BETHESDA, MD—The battle to takeover LaSalle Hotel Properties is not over—yet.
LaSalle recently revealed that its board, through a unanimous vote, determined the unsolicited, non-binding proposal from Pebblebrook Hotel Trust on Aug. 21 could be reasonably expected to lead to a “superior proposal” as defined in LaSalle’s merger agreement with affiliates of Blackstone Real Estate Partners VIII.

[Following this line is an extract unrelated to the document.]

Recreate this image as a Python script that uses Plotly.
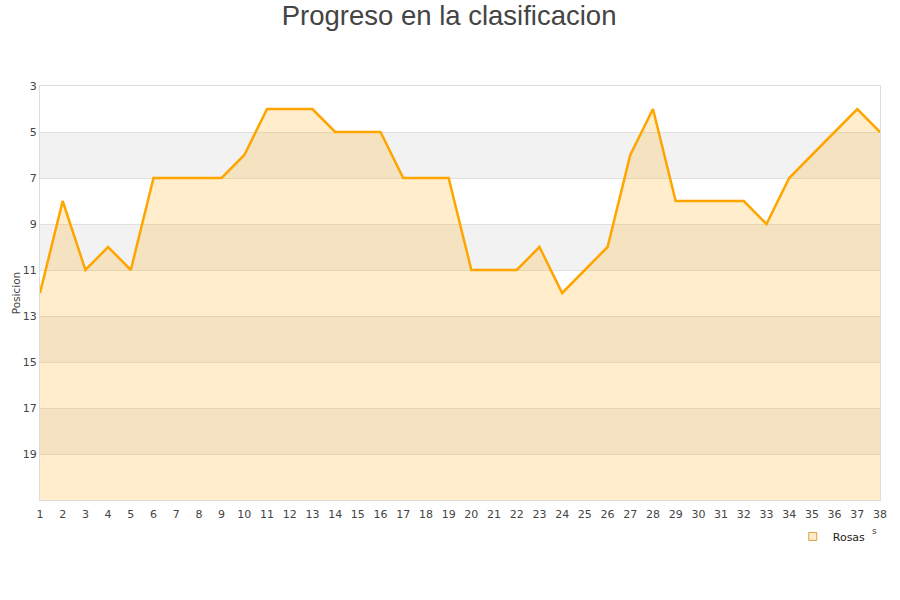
import plotly.graph_objects as go

jornadas = list(range(1, 39))
posicion = [12, 8, 11, 10, 11, 7, 7, 7, 7, 6, 4, 4, 4, 5, 5, 5, 7, 7, 7, 11,
            11, 11, 10, 12, 11, 10, 6, 4, 8, 8, 8, 8, 9, 7, 6, 5, 4, 5]
y_ticks = [3, 5, 7, 9, 11, 13, 15, 17, 19]
band_ranges = [(5, 7), (9, 11), (13, 15), (17, 19)]
y_bottom = 21
serie = "Rosas"

fig = go.Figure()

fig.add_trace(go.Scatter(x=jornadas, y=[y_bottom] * len(jornadas), mode="lines",
                         line=dict(width=0), showlegend=False, hoverinfo="skip"))
fig.add_trace(go.Scatter(x=jornadas, y=posicion, mode="lines", name=serie,
                         line=dict(color="#FFA500", width=2.5), showlegend=False,
                         fill="tonexty", fillcolor="rgba(255,165,0,0.2)"))
fig.add_trace(go.Scatter(x=[None], y=[None], mode="markers", name=serie,
                         marker=dict(symbol="square", size=8, color="#FEEBCB",
                                     line=dict(color="#E0A040", width=1))))

shapes = []
for a, b in band_ranges:
    shapes.append(dict(type="rect", xref="paper", yref="y", x0=0, x1=1, y0=a, y1=b,
                       fillcolor="#F2F2F2", line=dict(width=0), layer="below"))
fig.update_layout(shapes=shapes)

fig.update_layout(
    width=900, height=600,
    paper_bgcolor="white", plot_bgcolor="white",
    margin=dict(l=40, r=20, t=86, b=100, autoexpand=False),
    title=dict(text="Progreso en la clasificacion", x=0.499, xanchor="center",
               xref="container", yref="container", y=0.975, yanchor="middle", automargin=False,
               font=dict(family="Liberation Sans, Arial", size=27.5, color="#444444")),
    font=dict(family="DejaVu Sans", size=11, color="#444444"),
    xaxis=dict(range=[1, 38], tickmode="array", tickvals=jornadas, showgrid=False,
               zeroline=False, showline=True, linecolor="#DDDDDD", mirror=True,
               ticks="outside", ticklen=4, tickcolor="rgba(0,0,0,0)", automargin=False,
               tickfont=dict(size=11, color="#444444")),
    yaxis=dict(range=[y_bottom, 3], tickmode="array", tickvals=y_ticks, showgrid=True,
               gridcolor="#E0E0E0", zeroline=False, showline=True, linecolor="#DDDDDD",
               mirror=True, ticks="", automargin=False, tickfont=dict(size=11, color="#444444"),
               title=dict(text="Posicion", font=dict(size=10.5, color="#444444"), standoff=0)),
    legend=dict(x=0.989, xanchor="right", y=-0.053, yanchor="top", orientation="h",
                font=dict(size=11, color="#222222"), bgcolor="rgba(0,0,0,0)",
                itemwidth=30),
    showlegend=True,
)

fig.add_annotation(text="s", xref="paper", yref="paper", x=0.994, y=-0.075,
                   showarrow=False, font=dict(size=9, color="#444444"), xanchor="center",
                   yanchor="middle")

fig.write_html("out.html", config={"displayModeBar": False},
               post_script="document.body.style.margin='0';")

Rival bidder Blackstone Group LP doesn’t plan to raise its offer for LaSalle Hotel Properties, according to a person with knowledge of the matter, paving the way for the luxury-hotel company to complete a deal with competing suitor Pebblebrook Hotel Trust, according to Bloomberg.
Under the terms of the proposal, Pebblebrook would acquire LaSalle in a transaction with consideration of 0.92 common shares of Pebblebrook per common share of LaSalle, with the option for LaSalle shareholders to elect to receive a fixed amount of $37.80 per share in cash up to a maximum of 30% in aggregate of the consideration, subject to pro ration.
“We continue to believe our offer is superior to the Blackstone proposal, and we look forward to engaging with LaSalle’s Board to quickly reach an agreement to merge our two companies and allow shareholders to maximize immediate and long-term value,” said Jon Bortz, chairman, president and CEO of Pebblebrook Hotel Trust. “Pebblebrook’s offer for a strategic combination of our two companies will remain available on the same terms, following a rejection of the Blackstone proposal by LaSalle shareholders at the meeting scheduled for Sept. 6, 2018.”
If LaSalle’s opts to move forward with the Pebblebrook proposal, Blackstone stands to walk away with $112 million.